2017-barradas-deltashaper
findings extracted from this paper
-
DeltaShaper embeds covert TCP/IP data into Skype's encrypted video stream using a virtual camera interface, treating Skype as a black box rather than mimicking its protocol. This approach provides active-attack resistance by design: any in-path perturbation affects covert and legitimate streams identically, because real Skype software processes both.
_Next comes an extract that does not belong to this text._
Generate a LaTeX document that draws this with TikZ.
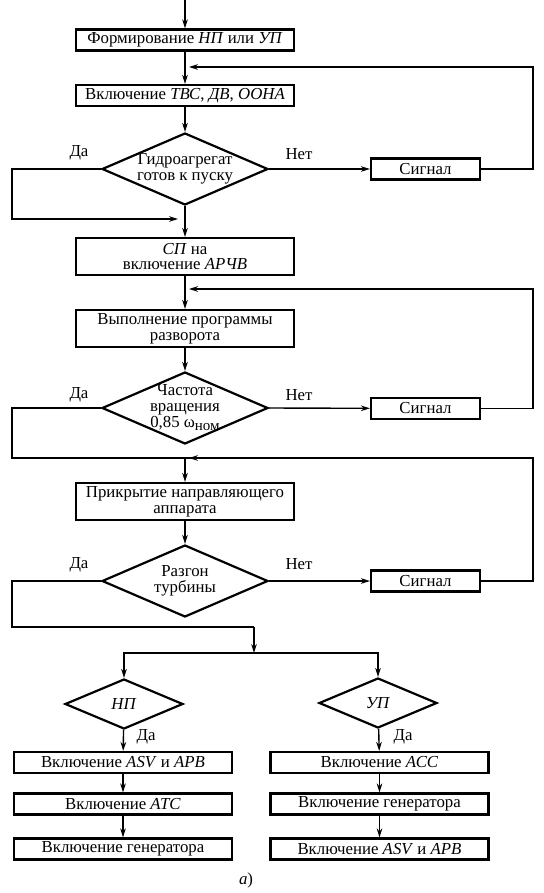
\documentclass[tikz,border=0pt]{standalone}
\usepackage{fontspec}
\setmainfont{Liberation Serif}
\usetikzlibrary{shapes.geometric,arrows.meta}

\begin{document}
\begin{tikzpicture}[x=0.5pt, y=-0.5pt,
  font=\fontsize{8.4}{7.8}\selectfont,
  blk/.style={draw, line width=1.1pt, minimum width=109pt, minimum height=10.5pt, inner sep=0pt, align=center},
  tall/.style={blk, minimum height=18.5pt},
  sig/.style={blk, minimum width=54.5pt},
  dia/.style={draw, diamond, line width=1.1pt, minimum width=83pt, minimum height=36pt, inner sep=0pt},
  smalldia/.style={dia, minimum width=59pt, minimum height=25pt},
  txt/.style={align=center, inner sep=0pt},
  flow/.style={line width=0.7pt, -{Stealth[length=4.5pt, width=2.8pt]}},
  wire/.style={line width=0.7pt}]

\useasboundingbox (0,0) rectangle (543,893);

\node[blk] (form) at (185,40) {Формирование \textit{НП} или \textit{УП}};
\node[blk] (vkl) at (185,95.5) {Включение \textit{ТВС}, \textit{ДВ}, \textit{ООНА}};
\node[dia] (gotov) at (185,169) {};
\node[txt] (gotovt) at (gotov) {Гидроагрегат\\готов к пуску};
\node[sig] (sig1) at (425.5,169) {Сигнал};
\node[tall] (sp) at (185,256.5) {\textit{СП} на\\включение \textit{АРЧВ}};
\node[tall] (prog) at (185,328.5) {Выполнение программы\\разворота};
\node[dia] (freq) at (185,408) {};
\node[txt] (freqt) at (185,408) {Частота\\вращения\\0,85 ω\raisebox{-0.5ex}{\fontsize{7.5}{7.5}\selectfont ном}};
\node[sig] (sig2) at (425.5,408.5) {Сигнал};
\node[tall] (napr) at (185,501.5) {Прикрытие направляющего\\аппарата};
\node[dia] (razg) at (185,581) {};
\node[txt] (razgt) at (razg) {Разгон\\турбины};
\node[sig] (sig3) at (425.5,581) {Сигнал};

\node[smalldia] (np) at (124,704) {\textit{НП}};
\node[smalldia] (up) at (378,703) {\textit{УП}};
\node[blk] (l1) at (123,762.5) {Включение \textit{ASV} и \textit{АРВ}};
\node[blk] (l2) at (123,804) {Включение \textit{АТС}};
\node[blk] (l3) at (123,849) {Включение генератора};
\node[blk] (r1) at (379.5,762.5) {Включение \textit{АСС}};
\node[blk] (r2) at (379.5,804) {Включение генератора};
\node[blk] (r3) at (379.5,849) {Включение \textit{ASV} и \textit{АРВ}};

\node (da1) at (79,153) {Да};
\node (net1) at (299,154) {Нет};
\node (da2) at (79,395) {Да};
\node (net2) at (299,395) {Нет};
\node (da3) at (79,565) {Да};
\node (net3) at (299,564) {Нет};
\node (da4) at (146,737) {Да};
\node (da5) at (403,737) {Да};
\node (fig) at (246,880) {\textit{а})};

\coordinate (top) at (185,0);
\coordinate (ret1) at (533,67);
\coordinate (in1) at (189,67);
\coordinate (yes1) at (12,219);
\coordinate (jn1) at (178,219);
\coordinate (ret2) at (533,289);
\coordinate (in2) at (189,289);
\coordinate (yes2) at (12,458);
\coordinate (ret3) at (533,458);
\coordinate (in3) at (189,458);
\coordinate (jn2) at (185,458);
\coordinate (yes3) at (12,627);
\coordinate (drop) at (254,627);
\coordinate (split) at (254,653);

\draw[flow] (top) -- (form);
\draw[flow] (form) -- (vkl);
\draw[flow] (vkl) -- (gotov);
\draw[flow] (gotov) -- (sp);
\draw[flow] (gotov.east) -- (sig1);
\draw[flow] (sig1.east) -| (ret1) -- (in1);
\draw[flow] (gotov.west) -| (yes1) -- (jn1);

\draw[flow] (sp) -- (prog);
\draw[flow] (prog) -- (freq);
\draw[flow] (freq.east) -- (sig2);
\draw[flow] (sig2.east) -| (ret2) -- (in2);
\draw[wire] (freq.west) -| (yes2) -- (ret3);
\draw[flow] (sig3.east) -| (ret3) -- (in3);
\draw[flow] (jn2) -- (napr);

\draw[flow] (napr) -- (razg);
\draw[flow] (razg.east) -- (sig3);
\draw[wire] (razg.west) -| (yes3) -- (drop);
\draw[flow] (drop) -- (split);
\draw[flow] (split) -| (np.north);
\draw[flow] (split) -| (up.north);

\draw[flow] (np) -- (l1);
\draw[flow] (l1) -- (l2);
\draw[flow] (l2) -- (l3);
\draw[flow] (up) -- (r1);
\draw[flow] (r1) -- (r2);
\draw[flow] (r2) -- (r3);
\end{tikzpicture}
\end{document}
The system achieves a goodput of 2.56 Kbps (with Reed-Solomon ECC) or 3.12 Kbps (without ECC) at optimal encoding parameters (320x240 area, 8x8 cell size, 6 bits/cell, 1 fps), with RTT of approximately 3 seconds.
-
Packet-length frequency distributions reliably distinguish regular Skype calls from irregular streams using Earth Mover's Distance (EMD): regular streams consistently produce EMD < 0.1 against a reference stream, while irregular streams range from 0.025 to 0.25. At the breakeven threshold ∆I = 0.066, an EMD classifier achieves 83% accuracy (equal sensitivity and specificity). An aggressive policy (∆A) blocks 95% of legitimate calls to catch all irregular streams; a conservative policy (∆C = 0.11) passes 80% of irregular streams to avoid false positives.
-
Encoding parameters must be jointly tuned to remain unobservable: only specific combinations stay below the intermediate blocking threshold ∆I. Valid configurations at 1 fps include (160x120, 4x4) and (320x240, 8x8) areas/cell sizes; increasing frame rate above 1 fps pushes EMD above ∆ for all multi-bit encodings. As bits per cell increase, video compression introduces more decoding errors — error rates become unacceptable above 6 bits/cell for the (320x240, 8x8) configuration, yielding the candidate encoding: 320x240 area, 8x8 cells, 6 bits/cell, 1 fps.
-
Across eight combinations of traffic features (packet length, bi-gram packet length, inter-packet time, bi-gram inter-packet time) and two similarity metrics (EMD, KS), adversarial classification accuracy against DeltaShaper streams ranges from 72–90% in unperturbed conditions. Bi-gram inter-packet times with EMD achieves 88% accuracy, matching packet-length/EMD, but requires roughly 10x the computation (~64s vs ~6s). Bandwidth throttling to 300 Kbps degrades classifier accuracy from 88% to 75%, but also drops Skype frame rate from 30 to 5 FPS, creating collateral damage that limits censor deployment of throttling as a detection aid.
-
FreeWave, the VoIP-based predecessor, was vulnerable to passive traffic analysis because its covert Skype streams exhibited packet-size distributions different from legitimate calls, enabling detection with high probability. DeltaShaper's video-based approach with EMD-constrained encoding addresses this specific failure mode, but at a severe throughput cost: FreeWave achieves 18.75 Kbps vs DeltaShaper's 2.56–3.12 Kbps goodput. Competing systems benchmark: CovertCast ~168 Kbps (no unobservability constraints), Castle 3.48 Kbps, SkypeLine 0.064 Kbps, Rook 0.024–0.04 Kbps.